* _Provided records_:
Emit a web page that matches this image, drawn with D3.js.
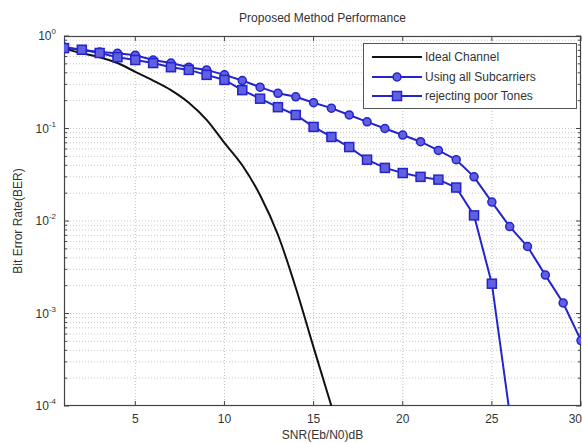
---
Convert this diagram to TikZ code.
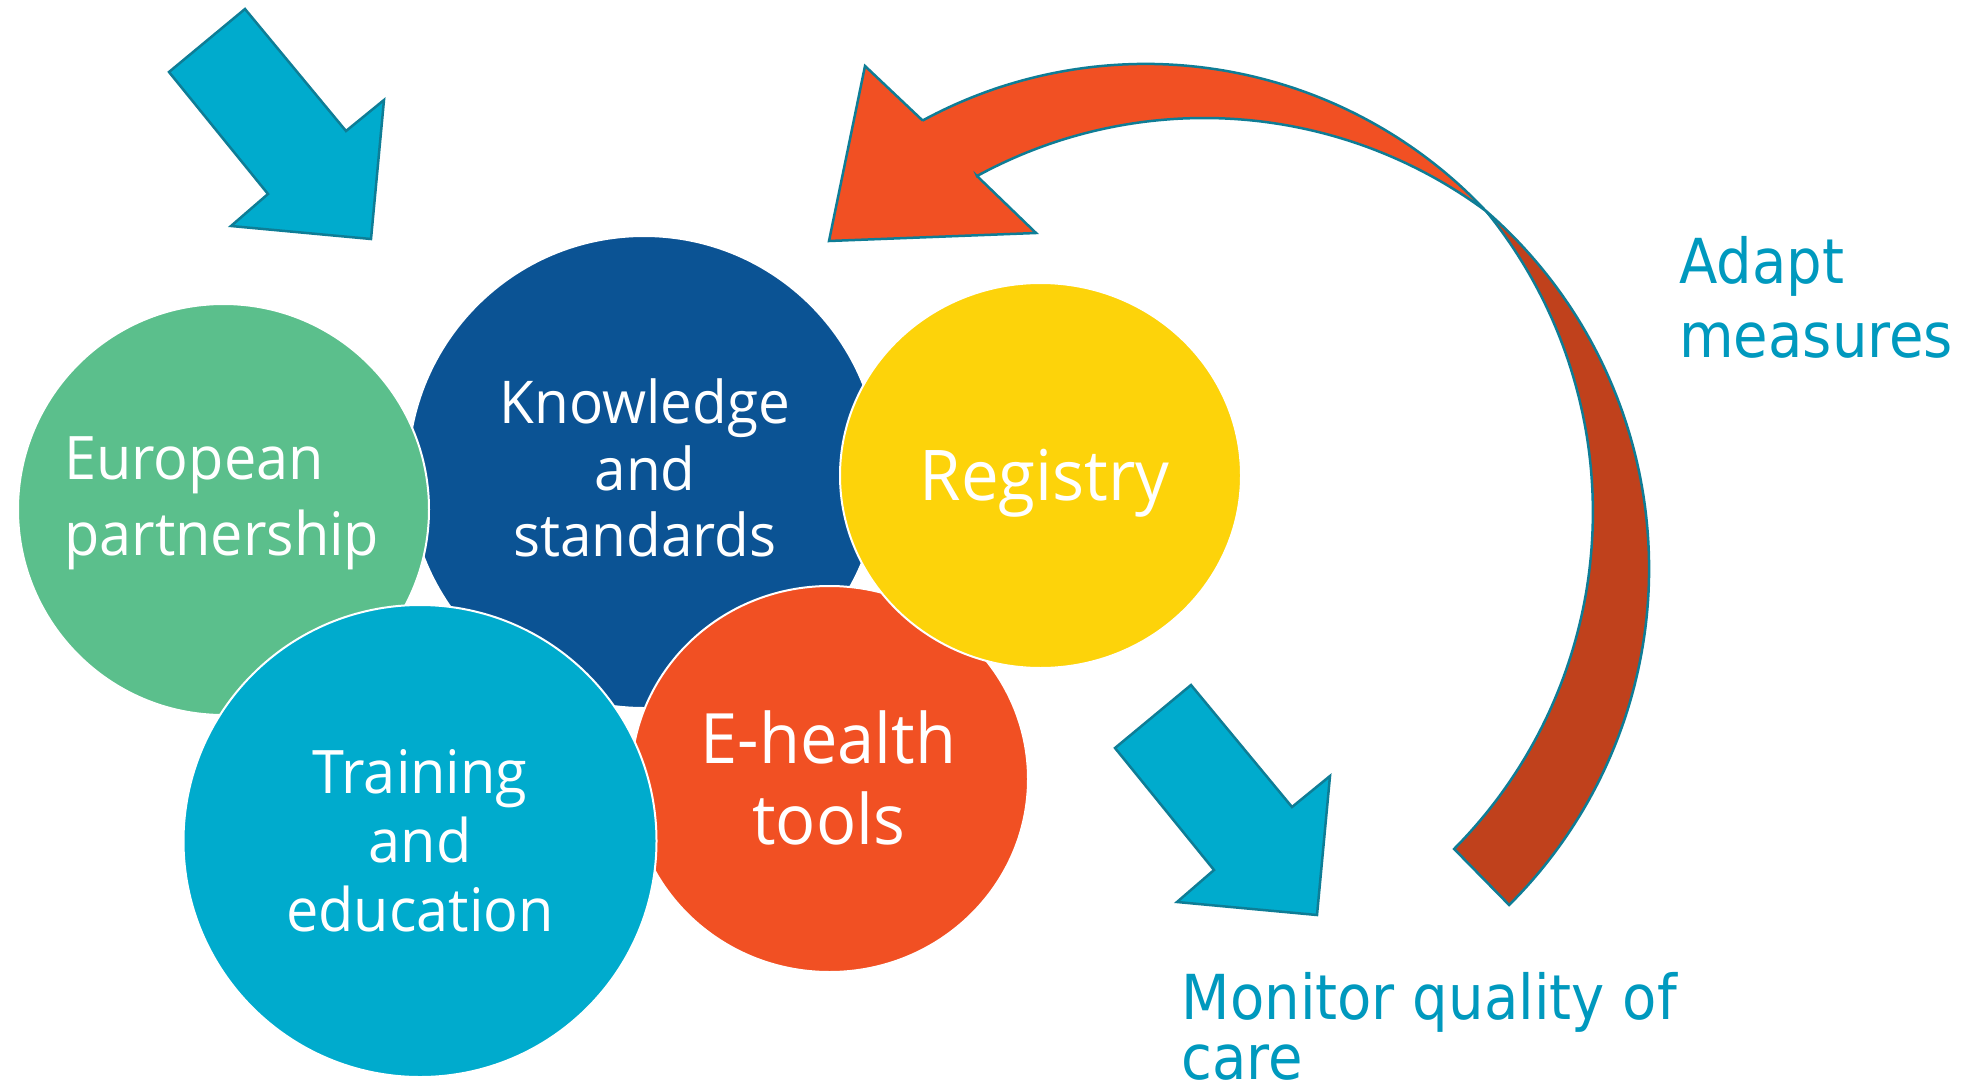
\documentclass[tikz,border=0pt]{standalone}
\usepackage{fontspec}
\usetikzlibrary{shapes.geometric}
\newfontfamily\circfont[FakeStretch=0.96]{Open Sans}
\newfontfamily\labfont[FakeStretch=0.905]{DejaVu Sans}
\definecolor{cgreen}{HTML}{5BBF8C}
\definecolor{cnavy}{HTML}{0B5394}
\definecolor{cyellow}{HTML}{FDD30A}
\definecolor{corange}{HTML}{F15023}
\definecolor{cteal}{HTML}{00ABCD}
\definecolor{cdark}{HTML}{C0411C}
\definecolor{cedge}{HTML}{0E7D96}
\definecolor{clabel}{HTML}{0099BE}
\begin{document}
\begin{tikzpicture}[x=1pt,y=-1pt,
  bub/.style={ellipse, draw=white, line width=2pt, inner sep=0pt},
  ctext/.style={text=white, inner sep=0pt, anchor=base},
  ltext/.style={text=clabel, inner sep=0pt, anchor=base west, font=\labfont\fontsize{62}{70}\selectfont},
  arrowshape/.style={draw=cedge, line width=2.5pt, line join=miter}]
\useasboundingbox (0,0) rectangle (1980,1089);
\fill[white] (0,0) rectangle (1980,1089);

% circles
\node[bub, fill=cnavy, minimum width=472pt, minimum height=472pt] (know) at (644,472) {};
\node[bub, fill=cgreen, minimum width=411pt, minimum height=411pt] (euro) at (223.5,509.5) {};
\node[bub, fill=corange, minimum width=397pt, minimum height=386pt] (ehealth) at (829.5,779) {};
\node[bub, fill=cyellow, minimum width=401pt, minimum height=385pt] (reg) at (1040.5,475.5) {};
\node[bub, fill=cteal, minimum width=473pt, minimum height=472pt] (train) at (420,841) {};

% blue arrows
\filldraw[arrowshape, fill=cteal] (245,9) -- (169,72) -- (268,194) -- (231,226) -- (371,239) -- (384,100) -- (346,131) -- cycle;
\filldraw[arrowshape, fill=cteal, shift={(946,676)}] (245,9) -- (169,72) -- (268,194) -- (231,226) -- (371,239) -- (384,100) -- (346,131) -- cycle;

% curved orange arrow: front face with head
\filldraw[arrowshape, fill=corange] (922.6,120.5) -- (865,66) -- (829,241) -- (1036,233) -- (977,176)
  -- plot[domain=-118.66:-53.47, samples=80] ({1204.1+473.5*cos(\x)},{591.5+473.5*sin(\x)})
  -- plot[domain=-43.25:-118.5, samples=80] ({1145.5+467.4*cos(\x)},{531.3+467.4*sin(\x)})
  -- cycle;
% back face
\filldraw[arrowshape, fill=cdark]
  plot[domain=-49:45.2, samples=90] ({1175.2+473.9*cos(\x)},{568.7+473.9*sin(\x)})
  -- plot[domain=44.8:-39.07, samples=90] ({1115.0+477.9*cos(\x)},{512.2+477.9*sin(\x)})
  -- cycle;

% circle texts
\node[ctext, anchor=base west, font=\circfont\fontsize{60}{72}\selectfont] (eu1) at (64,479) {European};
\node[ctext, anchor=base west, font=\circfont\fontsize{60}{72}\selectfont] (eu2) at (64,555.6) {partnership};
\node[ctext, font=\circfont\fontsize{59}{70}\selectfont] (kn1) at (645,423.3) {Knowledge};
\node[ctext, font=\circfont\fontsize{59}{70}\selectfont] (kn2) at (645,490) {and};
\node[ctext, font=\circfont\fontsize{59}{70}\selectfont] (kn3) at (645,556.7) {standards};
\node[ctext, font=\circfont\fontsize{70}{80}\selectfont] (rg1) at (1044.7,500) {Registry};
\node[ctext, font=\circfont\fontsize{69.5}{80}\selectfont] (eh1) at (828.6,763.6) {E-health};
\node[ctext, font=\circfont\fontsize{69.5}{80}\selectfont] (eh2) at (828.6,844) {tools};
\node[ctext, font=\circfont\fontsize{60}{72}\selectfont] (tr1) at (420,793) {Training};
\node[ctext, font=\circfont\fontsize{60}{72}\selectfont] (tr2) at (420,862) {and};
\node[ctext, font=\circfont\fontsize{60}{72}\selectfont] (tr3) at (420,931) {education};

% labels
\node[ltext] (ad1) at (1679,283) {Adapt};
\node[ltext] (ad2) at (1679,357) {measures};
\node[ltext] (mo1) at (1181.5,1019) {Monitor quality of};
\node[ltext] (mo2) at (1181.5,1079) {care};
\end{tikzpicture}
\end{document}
--
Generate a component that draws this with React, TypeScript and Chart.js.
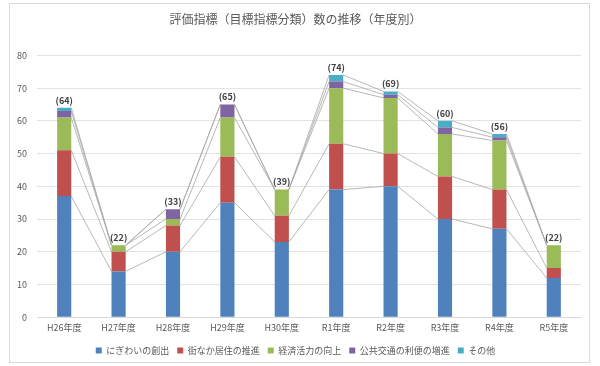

* _Work to be completed_:
Only the lines starting at the line with "Convert this diagram to TikZ code." and ending at the line with "minimum width=473pt, minimum" should be printed again, exactly and with both ends kept; omit the pictures.

* _Full output_:
Convert this diagram to TikZ code.
\documentclass[tikz,border=0pt]{standalone}
\usepackage{fontspec}
\usetikzlibrary{shapes.geometric}
\newfontfamily\circfont[FakeStretch=0.96]{Open Sans}
\newfontfamily\labfont[FakeStretch=0.905]{DejaVu Sans}
\definecolor{cgreen}{HTML}{5BBF8C}
\definecolor{cnavy}{HTML}{0B5394}
\definecolor{cyellow}{HTML}{FDD30A}
\definecolor{corange}{HTML}{F15023}
\definecolor{cteal}{HTML}{00ABCD}
\definecolor{cdark}{HTML}{C0411C}
\definecolor{cedge}{HTML}{0E7D96}
\definecolor{clabel}{HTML}{0099BE}
\begin{document}
\begin{tikzpicture}[x=1pt,y=-1pt,
  bub/.style={ellipse, draw=white, line width=2pt, inner sep=0pt},
  ctext/.style={text=white, inner sep=0pt, anchor=base},
  ltext/.style={text=clabel, inner sep=0pt, anchor=base west, font=\labfont\fontsize{62}{70}\selectfont},
  arrowshape/.style={draw=cedge, line width=2.5pt, line join=miter}]
\useasboundingbox (0,0) rectangle (1980,1089);
\fill[white] (0,0) rectangle (1980,1089);

% circles
\node[bub, fill=cnavy, minimum width=472pt, minimum height=472pt] (know) at (644,472) {};
\node[bub, fill=cgreen, minimum width=411pt, minimum height=411pt] (euro) at (223.5,509.5) {};
\node[bub, fill=corange, minimum width=397pt, minimum height=386pt] (ehealth) at (829.5,779) {};
\node[bub, fill=cyellow, minimum width=401pt, minimum height=385pt] (reg) at (1040.5,475.5) {};
\node[bub, fill=cteal, minimum width=473pt, minimum height=472pt] (train) at (420,841) {};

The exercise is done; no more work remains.